As published in the Federal Register on Nov. 19, the final action on the EPA’s reconsideration of the startup and shutdown provisions for national emission standards for hazardous air pollutants revises work practice standards that must be used during those periods.
According to Stephanie Sebor, an attorney with law firm Winston and Strawn LLP, the changes specifically establish an alternative definition of “startup” under which startup would end four hours after a unit begins generating electricity.
“Under the previously finalized definition, startup would end at 1 MW,” she explains. “Use of this alternative startup definition is contingent upon the following requirements: (1) use of clean fuels to the maximum extent possible; (2) engagement of the [particulate matter (PM)] control device within one hour of adding coal; and (3) providing EPA with additional information in the Notification of Compliance Status such as [electric generating unit] and PM control device design characteristics, PM control device efficiency, and historic changes to the unit and the control device.”
The revised final rule also sets down alternative procedures for the use of sorbent trap monitoring systems during startup, says Sebor. “In addition, EPA clarified the application of the startup and shutdown work practice standards to units venting through a common stack and established default diluent caps and default electrical loads for calculating emissions during startup and shutdown.”

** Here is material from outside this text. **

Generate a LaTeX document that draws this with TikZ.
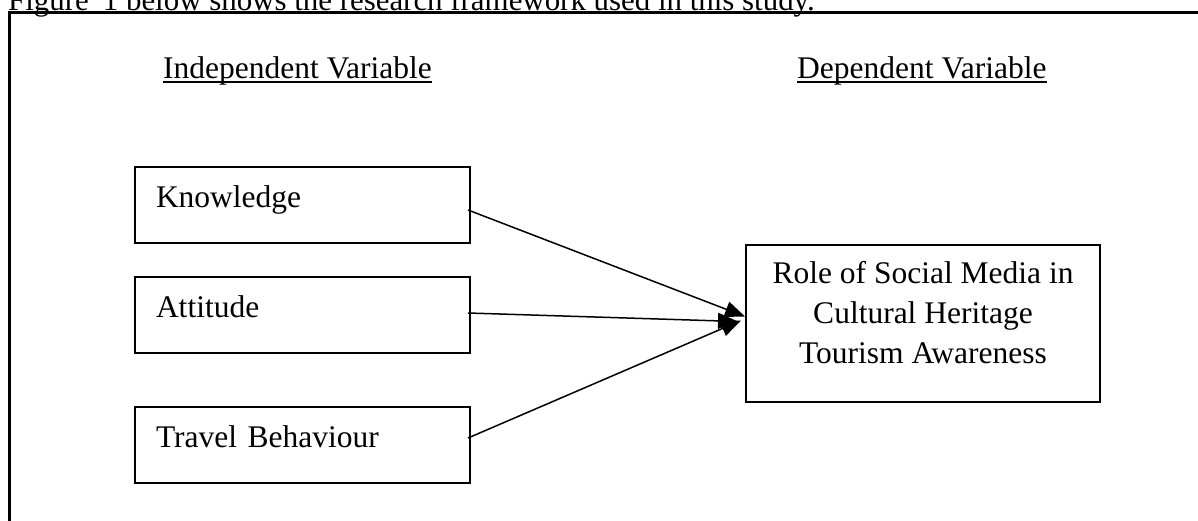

The final rule stems from 20 petitions for reconsideration of the February 2012–finalized MATS rule. The rule originally required sources to comply with numeric standards at all times and did not propose a work practice standard for startup and shutdown periods.
Petitioners raised concerns associated with measurement issues related to mercury and the data set to which the variability calculation was applied when establishing the new source standards for PM and hydrochloric acid. Petitioners also complained that the agency did not base the sulfur dioxide standard on a regulated utility unit and had finalized startup and shutdown provisions before the public had a chance to review and comment on them.
On Nov. 7, the EPA, meanwhile, issued a direct final rule and a “parallel proposed rule”to allow sources to submit MATS emissions data and reports in PDF form at least until the agency revises the emissions collection monitoring plan system. The rule is the first of in a suite designed to provide a single place for industry to submit their reports and data electronically.